The Canadian dollar strengthened on Wednesday against the U.S. dollar as oil prices rallied following a drop in U.S. inventories and after more countries supported an extension to OPEC supply cuts.

The loonie traded at $73.22 cents US as of Wednesday's market close, up 0.37 cents from Tuesday at 4 p.m. ET.

The currency traded in a range between $1.3648 and $1.3732.

Prices of oil, one of Canada's major exports, rose after U.S. crude inventories made the biggest one-week drop this year. Iran and Algeria also joined Saudi Arabia in supporting an extension to OPEC supply cuts.

U.S. crude prices were up 3.23 per cent to US$47.36 a barrel.

"What's good for oil good is for the loonie.

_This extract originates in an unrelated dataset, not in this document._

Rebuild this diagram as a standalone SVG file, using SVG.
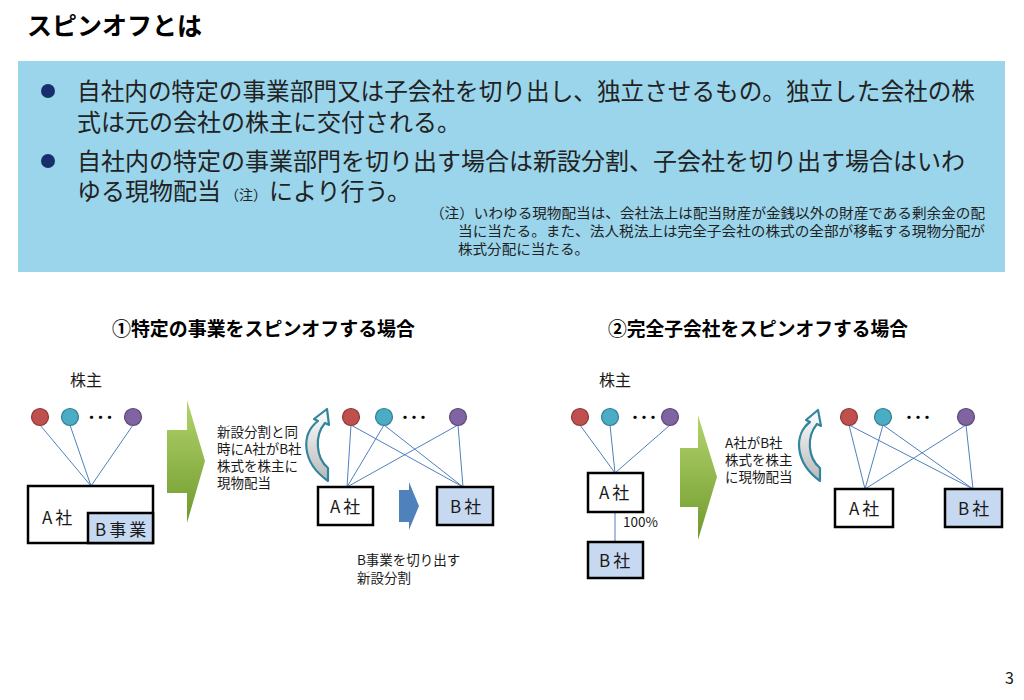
<svg xmlns="http://www.w3.org/2000/svg" width="1024" height="700" viewBox="0 0 1024 700">
<defs>
<style>
.jp{font-family:"Noto Sans CJK JP","Noto Sans",sans-serif;fill:#1a1a1a}
.title{font-size:25px;font-weight:bold;fill:#000}
.bul{font-size:24px;fill:#222}
.note{font-size:14px;fill:#222}
.h{font-size:19px;font-weight:bold;fill:#000}
.lbl{font-size:16px}
.sm{font-size:13.5px}
.box{fill:#fff;stroke:#000;stroke-width:2.5}
.bbox{fill:#c6d9f1;stroke:#000;stroke-width:2.5}
.bt{font-size:17px;letter-spacing:3px}
.ln{stroke:#4f81bd;stroke-width:1;fill:none}
.r{fill:#c0504d;stroke:#8c3a38;stroke-width:1.2}
.c{fill:#4bacc6;stroke:#357d91;stroke-width:1.2}
.p{fill:#8064a2;stroke:#5c4876;stroke-width:1.2}
.dots{font-size:13px;font-weight:bold;letter-spacing:-4px;fill:#000}
.garrow{fill:url(#gg)}
.curv{fill:url(#cg);stroke:#31859c;stroke-width:2.2;stroke-linejoin:round}
</style>
<linearGradient id="gg" x1="0" y1="0" x2="0" y2="1">
<stop offset="0" stop-color="#b3d46c"/>
<stop offset="1" stop-color="#6f9a2d"/>
</linearGradient>
<linearGradient id="cg" x1="0" y1="0" x2="0" y2="1">
<stop offset="0" stop-color="#ffffff"/>
<stop offset="1" stop-color="#b8b8b8"/>
</linearGradient>
</defs>
<rect width="1024" height="700" fill="#fff"/>

<g id="title"><text class="jp title" x="27" y="35">スピンオフとは</text></g>

<g id="summary">
<rect x="18" y="61" width="987" height="211" fill="#9bd5eb"/>
<circle cx="48" cy="91" r="7" fill="#17306b"/>
<circle cx="48" cy="161" r="7" fill="#17306b"/>
<text class="jp bul" x="77" y="100" textLength="898" lengthAdjust="spacingAndGlyphs">自社内の特定の事業部門又は子会社を切り出し、独立させるもの。独立した会社の株</text>
<text class="jp bul" x="77" y="131">式は元の会社の株主に交付される。</text>
<text class="jp bul" x="77" y="170">自社内の特定の事業部門を切り出す場合は新設分割、子会社を切り出す場合はいわ</text>
<text class="jp bul" x="77" y="200">ゆる現物配当<tspan font-size="14" dx="4">（注）</tspan><tspan dx="2">により行う。</tspan></text>
<text class="jp note" x="430" y="218" textLength="555" lengthAdjust="spacingAndGlyphs">（注）いわゆる現物配当は、会社法上は配当財産が金銭以外の財産である剰余金の配</text>
<text class="jp note" x="458" y="236" textLength="527" lengthAdjust="spacingAndGlyphs">当に当たる。また、法人税法上は完全子会社の株式の全部が移転する現物分配が</text>
<text class="jp note" x="458" y="254" textLength="131" lengthAdjust="spacingAndGlyphs">株式分配に当たる。</text>
</g>

<g id="heading1"><text class="jp h" x="112" y="336" textLength="303" lengthAdjust="spacingAndGlyphs">①特定の事業をスピンオフする場合</text></g>
<g id="heading2"><text class="jp h" x="608" y="336" textLength="300" lengthAdjust="spacingAndGlyphs">②完全子会社をスピンオフする場合</text></g>

<g id="connectors">
<line class="ln" x1="40" y1="425" x2="91" y2="486"/>
<line class="ln" x1="70" y1="425" x2="91" y2="486"/>
<line class="ln" x1="133" y1="425" x2="91" y2="486"/>
<line class="ln" x1="351" y1="425" x2="347" y2="487"/>
<line class="ln" x1="351" y1="425" x2="463" y2="487"/>
<line class="ln" x1="384" y1="425" x2="347" y2="487"/>
<line class="ln" x1="384" y1="425" x2="463" y2="487"/>
<line class="ln" x1="458" y1="425" x2="347" y2="487"/>
<line class="ln" x1="458" y1="425" x2="463" y2="487"/>
<line class="ln" x1="580" y1="425" x2="615" y2="473"/>
<line class="ln" x1="610" y1="425" x2="615" y2="473"/>
<line class="ln" x1="670" y1="425" x2="615" y2="473"/>
<line class="ln" x1="615" y1="512" x2="615" y2="542"/>
<line class="ln" x1="849" y1="425" x2="865" y2="489"/>
<line class="ln" x1="849" y1="425" x2="973" y2="489"/>
<line class="ln" x1="883" y1="425" x2="865" y2="489"/>
<line class="ln" x1="883" y1="425" x2="973" y2="489"/>
<line class="ln" x1="966" y1="425" x2="865" y2="489"/>
<line class="ln" x1="966" y1="425" x2="973" y2="489"/>
</g>

<g id="d1-shareholders">
<text class="jp lbl" x="70" y="386">株主</text>
<circle class="r" cx="40" cy="417" r="8.5"/>
<circle class="c" cx="70" cy="417" r="8.5"/>
<text class="jp dots" x="85" y="422">・・・</text>
<circle class="p" cx="133" cy="417" r="8.5"/>
</g>
<g id="d1-company-a">
<rect class="box" x="28" y="486" width="125" height="57"/>
<text class="jp bt" x="42" y="524">A社</text>
</g>
<g id="d1-business-b">
<rect class="bbox" x="88" y="513" width="65" height="30"/>
<text class="jp bt" x="95" y="536" letter-spacing="1">B事業</text>
</g>

<g id="d1-arrow">
<path class="garrow" d="M167,430 H187 V400 L205,461 L187,523 V493 H167 Z"/>
<text class="jp sm"><tspan x="217" y="437">新設分割と同</tspan><tspan x="217" y="454">時にA社がB社</tspan><tspan x="217" y="471">株式を株主に</tspan><tspan x="217" y="488">現物配当</tspan></text>
</g>

<g id="d1-curved">
<path class="curv" d="M328,481 C301,462 301,434 318,421 L314,419 L327,409 L329,425 L325,423 C314,436 316,458 328,468 Z"/>
</g>

<g id="d1-after-shareholders">
<circle class="r" cx="351" cy="417" r="8.5"/>
<circle class="c" cx="384" cy="417" r="8.5"/>
<text class="jp dots" x="398.5" y="422">・・・</text>
<circle class="p" cx="458" cy="417" r="8.5"/>
</g>
<g id="d1-a"><rect class="box" x="318" y="487" width="55" height="38"/><text class="jp bt" x="330" y="513">A社</text></g>
<g id="d1-b"><rect class="bbox" x="437" y="487" width="56" height="38"/><text class="jp bt" x="450" y="513">B社</text></g>
<g id="d1-split">
<path d="M399,490 H409 V482 L419,506 L409,530 V522 H399 Z" fill="#4f81bd"/>
<text class="jp sm"><tspan x="357" y="565">B事業を切り出す</tspan><tspan x="357" y="583">新設分割</tspan></text>
</g>

<g id="d2-shareholders">
<text class="jp lbl" x="599" y="386">株主</text>
<circle class="r" cx="580" cy="417" r="8.5"/>
<circle class="c" cx="610" cy="417" r="8.5"/>
<text class="jp dots" x="628.5" y="422">・・・</text>
<circle class="p" cx="670" cy="417" r="8.5"/>
</g>
<g id="d2-a"><rect class="box" x="588" y="473" width="55" height="39"/><text class="jp bt" x="599" y="499">A社</text></g>
<g id="d2-pct"><text class="jp sm" x="623" y="527">100%</text></g>
<g id="d2-b"><rect class="bbox" x="588" y="542" width="55" height="36"/><text class="jp bt" x="599" y="567">B社</text></g>

<g id="d2-arrow">
<path class="garrow" d="M680,448 H698 V415 L717,477 L698,540 V507 H680 Z"/>
<text class="jp sm"><tspan x="725" y="448">A社がB社</tspan><tspan x="725" y="465">株式を株主</tspan><tspan x="725" y="482">に現物配当</tspan></text>
</g>
<g id="d2-curved">
<path class="curv" d="M820,481 C794,462 794,434 810,422 L806,420 L818,410 L821,426 L817,424 C806,437 808,458 820,468 Z"/>
</g>
<g id="d2-after-shareholders">
<circle class="r" cx="849" cy="417" r="8.5"/>
<circle class="c" cx="883" cy="417" r="8.5"/>
<text class="jp dots" x="902.5" y="422">・・・</text>
<circle class="p" cx="966" cy="417" r="8.5"/>
</g>
<g id="d2-after-a"><rect class="box" x="835" y="489" width="58" height="38"/><text class="jp bt" x="849" y="515">A社</text></g>
<g id="d2-after-b"><rect class="bbox" x="945" y="489" width="57" height="38"/><text class="jp bt" x="958" y="515">B社</text></g>

<g id="page"><text class="jp" x="1005" y="684" font-size="16">3</text></g>
</svg>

We've seen the loonie move in tandem and regain a little bit of lost ground," said Rahim Madhavji, President at

While the Canadian dollar, commonly known as the "loonie", could strengthen in the short term, Madhavji said the U.S. dollar is expected to grind higher.

"I still think the story for the loonie is not a good one as we head into the middle and latter half of the year."

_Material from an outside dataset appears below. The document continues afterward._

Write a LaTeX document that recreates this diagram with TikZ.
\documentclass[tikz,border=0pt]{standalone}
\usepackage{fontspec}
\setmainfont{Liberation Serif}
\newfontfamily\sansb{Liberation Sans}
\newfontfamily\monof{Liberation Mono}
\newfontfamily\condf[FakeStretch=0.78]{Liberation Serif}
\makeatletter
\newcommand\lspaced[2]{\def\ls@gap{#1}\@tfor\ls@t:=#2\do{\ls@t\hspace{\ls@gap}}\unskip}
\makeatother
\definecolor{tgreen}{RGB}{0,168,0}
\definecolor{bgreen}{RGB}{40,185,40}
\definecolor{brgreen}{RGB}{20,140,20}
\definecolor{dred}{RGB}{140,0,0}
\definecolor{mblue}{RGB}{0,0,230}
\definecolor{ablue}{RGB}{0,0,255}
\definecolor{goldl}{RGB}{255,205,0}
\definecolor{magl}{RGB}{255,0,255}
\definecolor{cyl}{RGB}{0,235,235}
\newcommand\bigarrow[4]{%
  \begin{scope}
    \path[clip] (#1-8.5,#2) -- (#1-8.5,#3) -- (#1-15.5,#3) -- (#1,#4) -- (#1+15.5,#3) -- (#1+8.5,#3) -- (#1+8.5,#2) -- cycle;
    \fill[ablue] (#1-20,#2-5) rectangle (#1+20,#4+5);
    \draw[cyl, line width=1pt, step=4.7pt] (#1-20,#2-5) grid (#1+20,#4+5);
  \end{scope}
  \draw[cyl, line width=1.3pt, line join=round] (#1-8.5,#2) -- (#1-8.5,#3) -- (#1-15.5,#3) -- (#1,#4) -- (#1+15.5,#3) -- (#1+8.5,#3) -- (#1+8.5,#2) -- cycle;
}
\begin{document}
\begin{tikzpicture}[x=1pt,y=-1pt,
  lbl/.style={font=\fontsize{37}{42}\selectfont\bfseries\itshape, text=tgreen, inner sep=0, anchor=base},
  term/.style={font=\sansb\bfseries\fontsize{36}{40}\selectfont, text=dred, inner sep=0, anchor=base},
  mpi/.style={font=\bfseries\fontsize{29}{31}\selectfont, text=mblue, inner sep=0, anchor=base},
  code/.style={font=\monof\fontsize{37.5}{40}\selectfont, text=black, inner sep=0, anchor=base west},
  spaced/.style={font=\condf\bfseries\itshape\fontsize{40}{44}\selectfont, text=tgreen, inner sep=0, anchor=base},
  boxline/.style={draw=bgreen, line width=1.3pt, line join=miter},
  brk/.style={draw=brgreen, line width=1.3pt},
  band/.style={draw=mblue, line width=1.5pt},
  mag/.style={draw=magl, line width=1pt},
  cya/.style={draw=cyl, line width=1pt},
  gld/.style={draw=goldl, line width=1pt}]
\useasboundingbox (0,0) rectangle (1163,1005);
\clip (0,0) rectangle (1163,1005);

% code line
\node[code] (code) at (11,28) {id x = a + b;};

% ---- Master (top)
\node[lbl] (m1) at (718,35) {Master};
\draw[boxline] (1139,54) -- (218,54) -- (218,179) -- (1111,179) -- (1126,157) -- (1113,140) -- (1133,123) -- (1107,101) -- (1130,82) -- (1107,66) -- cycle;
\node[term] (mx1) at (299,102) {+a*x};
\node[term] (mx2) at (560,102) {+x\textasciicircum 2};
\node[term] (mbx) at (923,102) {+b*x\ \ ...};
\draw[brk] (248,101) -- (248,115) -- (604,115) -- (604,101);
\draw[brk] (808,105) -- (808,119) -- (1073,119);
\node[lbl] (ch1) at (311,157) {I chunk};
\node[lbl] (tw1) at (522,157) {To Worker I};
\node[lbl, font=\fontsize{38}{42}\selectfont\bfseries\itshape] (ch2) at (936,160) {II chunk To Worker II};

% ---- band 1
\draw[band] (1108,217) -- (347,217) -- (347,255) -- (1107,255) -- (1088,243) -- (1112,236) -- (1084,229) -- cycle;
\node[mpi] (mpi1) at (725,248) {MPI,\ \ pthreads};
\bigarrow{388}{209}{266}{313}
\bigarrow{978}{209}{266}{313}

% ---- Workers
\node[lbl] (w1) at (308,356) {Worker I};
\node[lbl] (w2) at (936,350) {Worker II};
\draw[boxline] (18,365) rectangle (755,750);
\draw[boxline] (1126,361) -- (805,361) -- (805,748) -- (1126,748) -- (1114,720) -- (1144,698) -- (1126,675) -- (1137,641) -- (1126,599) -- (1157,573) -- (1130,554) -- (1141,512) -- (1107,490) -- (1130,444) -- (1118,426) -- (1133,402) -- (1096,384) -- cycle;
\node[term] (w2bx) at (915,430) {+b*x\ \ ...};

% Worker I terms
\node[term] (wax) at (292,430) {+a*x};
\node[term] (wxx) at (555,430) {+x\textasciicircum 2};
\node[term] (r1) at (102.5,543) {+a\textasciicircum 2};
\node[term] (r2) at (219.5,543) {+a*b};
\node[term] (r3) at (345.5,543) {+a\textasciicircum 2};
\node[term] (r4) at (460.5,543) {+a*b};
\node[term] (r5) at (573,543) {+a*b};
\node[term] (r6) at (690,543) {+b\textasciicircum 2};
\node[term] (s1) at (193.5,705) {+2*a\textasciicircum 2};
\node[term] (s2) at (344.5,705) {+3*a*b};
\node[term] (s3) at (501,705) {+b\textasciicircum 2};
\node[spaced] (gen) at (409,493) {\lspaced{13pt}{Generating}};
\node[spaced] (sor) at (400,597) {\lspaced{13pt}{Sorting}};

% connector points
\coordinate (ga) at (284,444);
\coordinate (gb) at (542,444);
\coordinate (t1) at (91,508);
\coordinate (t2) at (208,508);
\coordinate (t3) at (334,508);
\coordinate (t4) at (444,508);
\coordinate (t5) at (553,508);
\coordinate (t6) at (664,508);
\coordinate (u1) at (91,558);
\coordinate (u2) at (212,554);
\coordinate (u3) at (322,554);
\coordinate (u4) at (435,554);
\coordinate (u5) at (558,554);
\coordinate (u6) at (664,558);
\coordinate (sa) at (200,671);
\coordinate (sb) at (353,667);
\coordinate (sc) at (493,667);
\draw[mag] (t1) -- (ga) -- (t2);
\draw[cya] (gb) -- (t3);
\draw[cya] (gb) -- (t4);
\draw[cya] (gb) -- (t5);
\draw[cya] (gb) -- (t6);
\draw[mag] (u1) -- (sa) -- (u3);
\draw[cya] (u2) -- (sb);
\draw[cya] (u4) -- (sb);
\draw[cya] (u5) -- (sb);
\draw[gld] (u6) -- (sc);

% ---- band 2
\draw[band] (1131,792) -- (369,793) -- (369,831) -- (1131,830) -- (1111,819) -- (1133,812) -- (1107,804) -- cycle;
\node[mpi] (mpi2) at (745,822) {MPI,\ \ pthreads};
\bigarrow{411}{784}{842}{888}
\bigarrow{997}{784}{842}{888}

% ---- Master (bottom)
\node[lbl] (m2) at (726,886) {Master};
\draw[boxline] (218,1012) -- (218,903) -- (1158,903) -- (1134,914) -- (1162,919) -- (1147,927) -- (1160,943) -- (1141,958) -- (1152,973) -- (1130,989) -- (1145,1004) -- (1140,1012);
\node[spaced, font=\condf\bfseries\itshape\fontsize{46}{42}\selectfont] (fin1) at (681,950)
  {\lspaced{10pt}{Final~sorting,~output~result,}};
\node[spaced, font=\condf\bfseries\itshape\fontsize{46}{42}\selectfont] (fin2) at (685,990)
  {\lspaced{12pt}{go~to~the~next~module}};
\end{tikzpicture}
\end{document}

Comments by U.S. Commerce Secretary Wilbur Ross in a Reuters interview also helped the currency. Ross said the Trump administration would try to use existing tools to enforce trade rules, rather than adopt the slash-and-burn approach discussed on the campaign trail in 2016.

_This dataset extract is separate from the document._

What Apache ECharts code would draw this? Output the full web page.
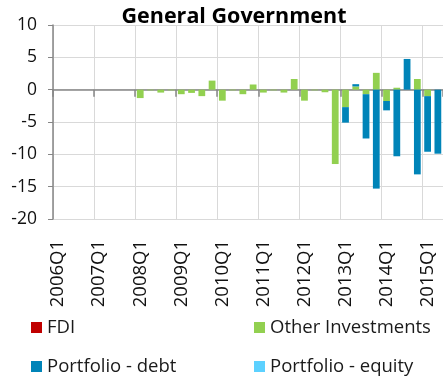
<!DOCTYPE html>
<html><head><meta charset="utf-8">
<script src="https://cdn.jsdelivr.net/npm/echarts@6/dist/echarts.min.js"></script>
<style>html,body{margin:0;padding:0;background:#fff}#c{width:443px;height:383px}</style>
</head><body><div id="c"></div>
<script>
const years = [2006,2007,2008,2009,2010,2011,2012,2013,2014,2015];
const categories = [];
years.forEach(y => [1,2,3,4].forEach(q => { if (!(y === 2015 && q > 2)) categories.push(y + 'Q' + q); }));
const fdi = new Array(38).fill(0);
const otherInvestments = [0,0,0,0, 0,0,0,0,
  -1.3,-0.1,-0.45,-0.1, -0.7,-0.5,-1.0,1.4, -1.7,-0.1,-0.7,0.8, -0.45,-0.1,-0.45,1.65,
  -1.7,-0.1,-0.4,-11.5, -2.7,0.5,-0.7,2.6, -1.75,0.3,0,1.65, -1.0,0];
const portfolioDebt = [0,0,0,0, 0,0,0,0,
  0,0,0,0, 0,0,0,0, 0,0,0,0, 0,0,0,0,
  0,0,0,0, -2.4,0.35,-6.85,-15.3, -1.45,-10.3,4.75,-13.1, -8.6,-9.9];
const portfolioEquity = new Array(38).fill(0);
const yTicks = {min:-20, max:10, interval:5};

const FONT = '"Open Sans"';
const chart = echarts.init(document.getElementById('c'), null, {renderer:'canvas'});
function bar(name, data, color){
  return {name, type:'bar', stack:'s', data, barWidth:'66%', xAxisIndex:0,
    itemStyle:{color}, emphasis:{disabled:true}};
}
function leg(name, color, left, top){
  return {data:[{name, itemStyle:{color}}], left, top, itemWidth:11, itemHeight:11, itemGap:0,
    icon:'rect', textStyle:{fontFamily:FONT, fontSize:18.5, color:'#1a1a1a'}, padding:0};
}
chart.setOption({
  animation:false,
  title:{text:'General Government', left:229, textAlign:'center', top:1,
    textStyle:{fontFamily:FONT, fontWeight:'bold', fontSize:21.5, color:'#000'}},
  legend:[
    leg('FDI', '#C00000', 31, 318),
    leg('Other Investments', '#92D050', 254, 318),
    leg('Portfolio - debt', '#0084B8', 31, 357),
    leg('Portfolio - equity', '#5CD1FF', 254, 357)
  ],
  grid:{left:53, top:25, right:-1, bottom:164, containLabel:false},
  xAxis:[
    {type:'category', data:categories, boundaryGap:true,
     axisLine:{onZero:true, lineStyle:{color:'#868686', width:1.5}},
     axisTick:{show:true, interval:3, length:7, lineStyle:{color:'#868686', width:1.5}},
     axisLabel:{show:false},
     splitLine:{show:true, interval:3, lineStyle:{color:'#D9D9D9', width:1}}},
    {type:'category', data:categories, boundaryGap:true, position:'bottom',
     axisLine:{show:false, onZero:false}, axisTick:{show:false},
     axisLabel:{show:true, interval:3, rotate:90, margin:21,
       fontFamily:FONT, fontSize:18.5, color:'#111'}}
  ],
  yAxis:{type:'value', min:yTicks.min, max:yTicks.max, interval:yTicks.interval,
    axisLine:{show:true, lineStyle:{color:'#868686', width:1.5}},
    axisTick:{show:true, length:5, lineStyle:{color:'#868686'}},
    axisLabel:{fontFamily:FONT, fontSize:17.5, color:'#111', margin:16},
    splitLine:{lineStyle:{color:'#D9D9D9'}}},
  series:[
    bar('FDI', fdi, '#C00000'),
    bar('Other Investments', otherInvestments, '#92D050'),
    bar('Portfolio - debt', portfolioDebt, '#0084B8'),
    bar('Portfolio - equity', portfolioEquity, '#5CD1FF')
  ]
});
</script></body></html>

The greenback recovered from earlier losses against a basket of major currencies as the impact of FBI Director James Comey's abrupt firing dissipated for the time being.

The loonie had hit a 14-month low on Friday at $1.3793. Lower commodity prices, concerns about a possible North American Free Trade Agreement renegotiation and investor wariness about how troubles at alternative lender Home Capital Group Inc (HCG.TO) could affect Canada's real estate market, put the currency under recent pressure.

Home Capital published data on Wednesday showing depositors were continuing to withdraw funds but at a slower rate than before.

The Liberal Party squeaked to victory in British Columbia elections, but it lost its majority after 16 years in power which left the future of big oil and gas projects in the region unclear.

Canadian government bond prices were mixed across the yield curve. The two-year edged up half a cent to yield 0.719 per cent and the 10-year slipped 14 cents to yield 1.637 per cent.